Oh the innocence of youth! When I was a preteen and teen, I was under the false impression that in order to be a successful author I only had to sit down at the computer to type up a manuscript, and send it to a publisher who would readily accept it. From then I would receive accolades and hefty paychecks as my writing inspired generations of people. If only!
Much to my chagrin, my life isn’t one of mingling with fellow intellectuals in wine and cheese parties, – not that I’d drink wine, but I love cheese – nor is it having funds to travel the world as much as I’d like. Instead, it’s working a monotonous day job, in which many of my coworkers could care less about literature or just books in general. It’s a job in which I bag groceries for demanding customers who would rather talk about trivial and meaningless pursuits, such as football, rather than the philosophies of Plato or Descartes, or mythological epics such a Beowulf, or classics in fantasy and science fiction by J.R.R. Tolkien or Arthur C. Clark. Nor does anyone want to talk about the book on the current bestseller list, or the latest news of ecology or new planets and solar systems discovered. During lunch, I dare not stay in the break-room, but rather eat outside and then head to the bookstore next door to read my novel or philosophy or world religion book in solitude. In all fairness, the company I work for is excellent, treating me and their employees very well. My employers are fair and good people, and I work to please them. But despite their kindness towards me, to which I am most grateful, it’s not a job I want to do for my whole life.
So, how do I keep my sanity in a job with demanding customers and coworkers who seem to have no spark of wonder for the world around them? As previously mentioned, I take my book to read at the used bookstore during lunch break. Though lunch break is usually only an hour, and sometimes even only thirty minutes, that small amount of time still does a lot to recharge me for the remainder of the day. For those thirty minutes or an hour, I can be transported to another world of fantasy or I can fill my head with fascinating facts about the world and the earth. Even being in the bookstore itself works as a brief sanctuary, elevating my mind to a higher plane of existence.

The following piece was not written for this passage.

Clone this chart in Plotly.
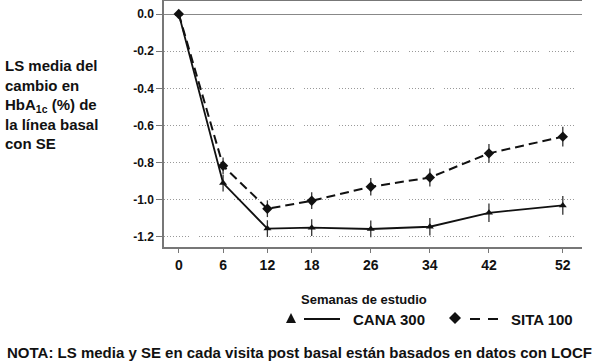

Speaking of a higher plane of existence, I also transcend my thoughts to a happier place, in this case I think about my writing and all the ideas I’m going to incorporate into my stories. Jean Paul Sartre said that we are destined to be free, that we always have freedom, even if just a little bit. While I am under obligation to come into work and follow regulations and protocols, I let my mind soar high as I world build, craft characters, compose epic stories, and overall act like a god in my head. I may physically be at my job but my mind is elsewhere.
Most writers have to work a day job. It can feel confining when we believe that day jobs and the monotony they entail are not our callings in life. For those who have been touched by the hand of the muse or drunk from the mead of Suttungr, it can be hard not to go mad, especially since they have a little madness in them to begin with. Nonetheless, we keep writing, even though it feels like the words we use to paint images onto pages fall upon many blind eyes. Why do we keep at it? Because it’s our calling and it helps us tolerate our day jobs.